# Start of Given records

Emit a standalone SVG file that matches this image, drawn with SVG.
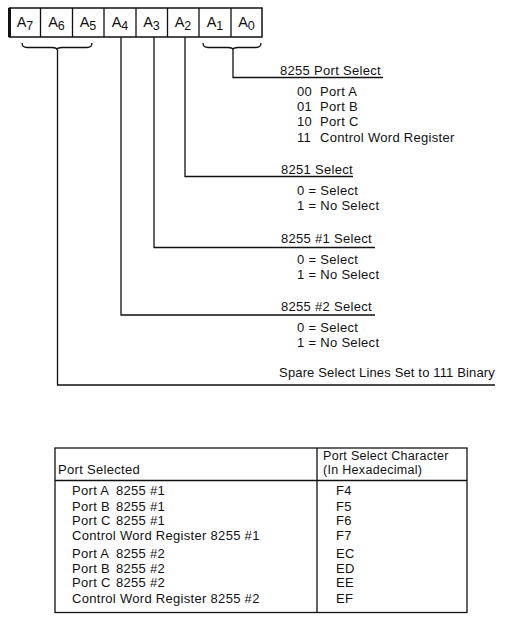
<svg xmlns="http://www.w3.org/2000/svg" width="506" height="618" viewBox="0 0 506 618">
<style>
text{font-family:"Liberation Sans",Arial,sans-serif;font-size:13px;fill:#111;letter-spacing:0.3px}
.reg{font-size:14.5px;letter-spacing:0}
.sub{font-size:12.5px}
.hd{font-size:12.5px}
.ln{stroke:#111;stroke-width:1.3;fill:none}
.bx{stroke:#111;stroke-width:1.5;fill:#fff}
</style>
<rect width="506" height="618" fill="#fff"/>
<g id="register">
<rect class="bx" x="9.5" y="8" width="252.5" height="29"/>
<path class="ln" d="M9.5 8V37" style="stroke-width:3"/>
<path class="ln" d="M40.5 8V37M72.5 8V37M104 8V37M136 8V37M167.5 8V37M199 8V37M231 8V37"/>
<text class="reg" x="25" y="27" text-anchor="middle">A<tspan class="sub" dy="3">7</tspan></text>
<text class="reg" x="56.5" y="27" text-anchor="middle">A<tspan class="sub" dy="3">6</tspan></text>
<text class="reg" x="88" y="27" text-anchor="middle">A<tspan class="sub" dy="3">5</tspan></text>
<text class="reg" x="120" y="27" text-anchor="middle">A<tspan class="sub" dy="3">4</tspan></text>
<text class="reg" x="151.5" y="27" text-anchor="middle">A<tspan class="sub" dy="3">3</tspan></text>
<text class="reg" x="183" y="27" text-anchor="middle">A<tspan class="sub" dy="3">2</tspan></text>
<text class="reg" x="215" y="27" text-anchor="middle">A<tspan class="sub" dy="3">1</tspan></text>
<text class="reg" x="246.5" y="27" text-anchor="middle">A<tspan class="sub" dy="3">0</tspan></text>
</g>
<g id="connectors">
<path class="ln" d="M22 43Q22 47.5 27 47.5H52Q57 47.5 57 50Q57 47.5 62 47.5H87Q92 47.5 92 43"/>
<path class="ln" d="M203 43Q203 47.5 208 47.5H228Q233 47.5 233 50Q233 47.5 238 47.5H256Q261 47.5 261 43"/>
<path class="ln" d="M233 50V77.5H383"/>
<path class="ln" d="M185 37V176.5H353"/>
<path class="ln" d="M154 37V247.5H375"/>
<path class="ln" d="M121 37V315H375"/>
<path class="ln" d="M57.5 50V385H495"/>
</g>
<g id="port-select-8255">
<text x="280" y="75">8255 Port Select</text>
<text x="297" y="96">00<tspan x="320">Port A</tspan></text>
<text x="297" y="111">01<tspan x="320">Port B</tspan></text>
<text x="297" y="126">10<tspan x="320">Port C</tspan></text>
<text x="297" y="141.5">11<tspan x="320">Control Word Register</tspan></text>
</g>
<g id="select-8251">
<text x="281" y="173.5">8251 Select</text>
<text x="297" y="195">0 = Select</text>
<text x="297" y="210">1 = No Select</text>
</g>
<g id="select-8255-1">
<text x="281" y="243">8255 #1 Select</text>
<text x="297" y="263.5">0 = Select</text>
<text x="297" y="279">1 = No Select</text>
</g>
<g id="select-8255-2">
<text x="281" y="311">8255 #2 Select</text>
<text x="297" y="332">0 = Select</text>
<text x="297" y="347">1 = No Select</text>
</g>
<g id="spare">
<text x="495" y="377" text-anchor="end" style="letter-spacing:0.15px">Spare Select Lines Set to 111 Binary</text>
</g>
<g id="table">
<rect x="55" y="448" width="412" height="164.5" fill="none" stroke="#111" stroke-width="1.3"/>
<path class="ln" d="M55 480.5H467M317 448V612.5"/>
<text x="58" y="473.5">Port Selected</text>
<text class="hd" x="323" y="459.5">Port Select Character</text>
<text class="hd" x="323" y="473.5">(In Hexadecimal)</text>
<text x="72" y="495">Port A<tspan x="116">8255 #1</tspan></text>
<text x="72" y="510.5">Port B<tspan x="116">8255 #1</tspan></text>
<text x="72" y="525">Port C<tspan x="116">8255 #1</tspan></text>
<text x="72" y="540">Control Word Register 8255 #1</text>
<text x="72" y="557.5">Port A<tspan x="116">8255 #2</tspan></text>
<text x="72" y="572.5">Port B<tspan x="116">8255 #2</tspan></text>
<text x="72" y="587">Port C<tspan x="116">8255 #2</tspan></text>
<text x="72" y="602.5">Control Word Register 8255 #2</text>
<text x="336" y="495">F4</text>
<text x="336" y="510.5">F5</text>
<text x="336" y="525">F6</text>
<text x="336" y="540">F7</text>
<text x="336" y="557.5">EC</text>
<text x="336" y="572.5">ED</text>
<text x="336" y="587">EE</text>
<text x="336" y="602.5">EF</text>
</g>
</svg>
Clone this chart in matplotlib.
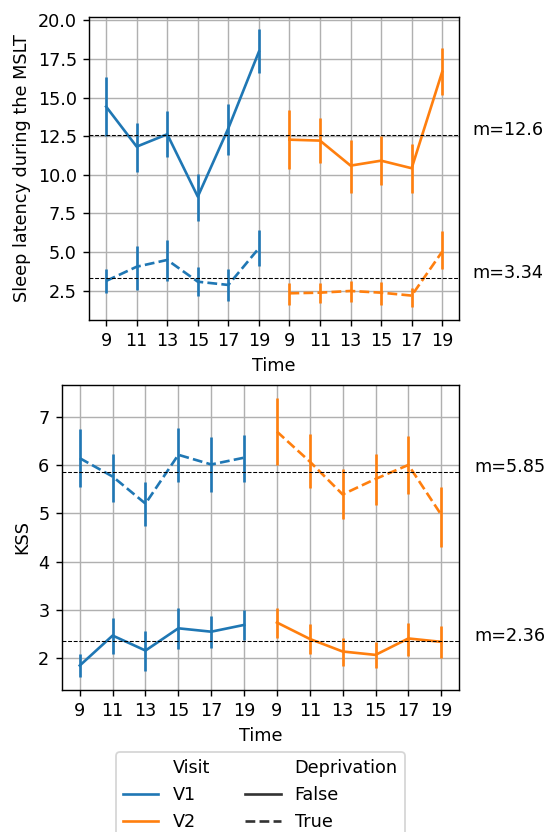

# End of Given records

### Exercise requirements
In your copy, repeat each record exactly and include no pictures.

### Reply
Emit a standalone SVG file that matches this image, drawn with SVG.
<svg xmlns="http://www.w3.org/2000/svg" width="506" height="618" viewBox="0 0 506 618">
<style>
text{font-family:"Liberation Sans",Arial,sans-serif;font-size:13px;fill:#111;letter-spacing:0.3px}
.reg{font-size:14.5px;letter-spacing:0}
.sub{font-size:12.5px}
.hd{font-size:12.5px}
.ln{stroke:#111;stroke-width:1.3;fill:none}
.bx{stroke:#111;stroke-width:1.5;fill:#fff}
</style>
<rect width="506" height="618" fill="#fff"/>
<g id="register">
<rect class="bx" x="9.5" y="8" width="252.5" height="29"/>
<path class="ln" d="M9.5 8V37" style="stroke-width:3"/>
<path class="ln" d="M40.5 8V37M72.5 8V37M104 8V37M136 8V37M167.5 8V37M199 8V37M231 8V37"/>
<text class="reg" x="25" y="27" text-anchor="middle">A<tspan class="sub" dy="3">7</tspan></text>
<text class="reg" x="56.5" y="27" text-anchor="middle">A<tspan class="sub" dy="3">6</tspan></text>
<text class="reg" x="88" y="27" text-anchor="middle">A<tspan class="sub" dy="3">5</tspan></text>
<text class="reg" x="120" y="27" text-anchor="middle">A<tspan class="sub" dy="3">4</tspan></text>
<text class="reg" x="151.5" y="27" text-anchor="middle">A<tspan class="sub" dy="3">3</tspan></text>
<text class="reg" x="183" y="27" text-anchor="middle">A<tspan class="sub" dy="3">2</tspan></text>
<text class="reg" x="215" y="27" text-anchor="middle">A<tspan class="sub" dy="3">1</tspan></text>
<text class="reg" x="246.5" y="27" text-anchor="middle">A<tspan class="sub" dy="3">0</tspan></text>
</g>
<g id="connectors">
<path class="ln" d="M22 43Q22 47.5 27 47.5H52Q57 47.5 57 50Q57 47.5 62 47.5H87Q92 47.5 92 43"/>
<path class="ln" d="M203 43Q203 47.5 208 47.5H228Q233 47.5 233 50Q233 47.5 238 47.5H256Q261 47.5 261 43"/>
<path class="ln" d="M233 50V77.5H383"/>
<path class="ln" d="M185 37V176.5H353"/>
<path class="ln" d="M154 37V247.5H375"/>
<path class="ln" d="M121 37V315H375"/>
<path class="ln" d="M57.5 50V385H495"/>
</g>
<g id="port-select-8255">
<text x="280" y="75">8255 Port Select</text>
<text x="297" y="96">00<tspan x="320">Port A</tspan></text>
<text x="297" y="111">01<tspan x="320">Port B</tspan></text>
<text x="297" y="126">10<tspan x="320">Port C</tspan></text>
<text x="297" y="141.5">11<tspan x="320">Control Word Register</tspan></text>
</g>
<g id="select-8251">
<text x="281" y="173.5">8251 Select</text>
<text x="297" y="195">0 = Select</text>
<text x="297" y="210">1 = No Select</text>
</g>
<g id="select-8255-1">
<text x="281" y="243">8255 #1 Select</text>
<text x="297" y="263.5">0 = Select</text>
<text x="297" y="279">1 = No Select</text>
</g>
<g id="select-8255-2">
<text x="281" y="311">8255 #2 Select</text>
<text x="297" y="332">0 = Select</text>
<text x="297" y="347">1 = No Select</text>
</g>
<g id="spare">
<text x="495" y="377" text-anchor="end" style="letter-spacing:0.15px">Spare Select Lines Set to 111 Binary</text>
</g>
<g id="table">
<rect x="55" y="448" width="412" height="164.5" fill="none" stroke="#111" stroke-width="1.3"/>
<path class="ln" d="M55 480.5H467M317 448V612.5"/>
<text x="58" y="473.5">Port Selected</text>
<text class="hd" x="323" y="459.5">Port Select Character</text>
<text class="hd" x="323" y="473.5">(In Hexadecimal)</text>
<text x="72" y="495">Port A<tspan x="116">8255 #1</tspan></text>
<text x="72" y="510.5">Port B<tspan x="116">8255 #1</tspan></text>
<text x="72" y="525">Port C<tspan x="116">8255 #1</tspan></text>
<text x="72" y="540">Control Word Register 8255 #1</text>
<text x="72" y="557.5">Port A<tspan x="116">8255 #2</tspan></text>
<text x="72" y="572.5">Port B<tspan x="116">8255 #2</tspan></text>
<text x="72" y="587">Port C<tspan x="116">8255 #2</tspan></text>
<text x="72" y="602.5">Control Word Register 8255 #2</text>
<text x="336" y="495">F4</text>
<text x="336" y="510.5">F5</text>
<text x="336" y="525">F6</text>
<text x="336" y="540">F7</text>
<text x="336" y="557.5">EC</text>
<text x="336" y="572.5">ED</text>
<text x="336" y="587">EE</text>
<text x="336" y="602.5">EF</text>
</g>
</svg>
Clone this chart in matplotlib.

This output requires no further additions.